I left the top of Ebbetts, at around 1:30pm, with only 68 miles completed, but at least most of the climb was done. The ride to lunch was an enjoyable, but dangerous, 12 miles of switch back downhill with grades up to 12%. The danger became immediately obvious when I saw one cyclist receiving first aid from one of the medi-aid motorcyclists, probably with an ambulance on the way too. He had burnt rubber onto the road for 40-50ft leading in a straight line across a corner into the mountain face.
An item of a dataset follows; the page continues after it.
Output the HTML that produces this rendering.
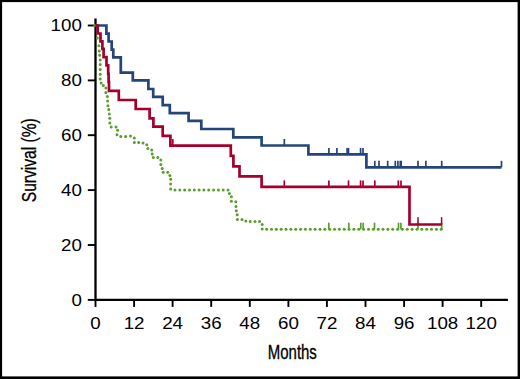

He was fortunate he hadn't made the same mistake on the next corner which would have resulted in an airborne cliff flight off the side of the mountain.

Lunch was at the 80 mile marker and following my sandwich and salty vegetable soup, that would probably normally have tasted awful, but tasted great for us salt deprived cyclists, I rode another 7 miles downhill to Markleeville. Riding through Markleeville was great there was a large crowd ringing a Swiss cow bell and cheering us on, also I had the fortune to have found a pace-line being led by a tandem duo who were racing us through town.

After having ridden 19 fast miles and feeling great I was, again, thinking about doing the 5th pass. But the three miles from Markleeville to Turtle Rock, much of it in first gear, climbing only what should have been an easy 400ft made me think I must be insane to want to do another 3300ft to get to Carson, the 5th Pass. I had done 90 miles and climbed 12,700ft, but Carson would have to wait until next year and a bit more training.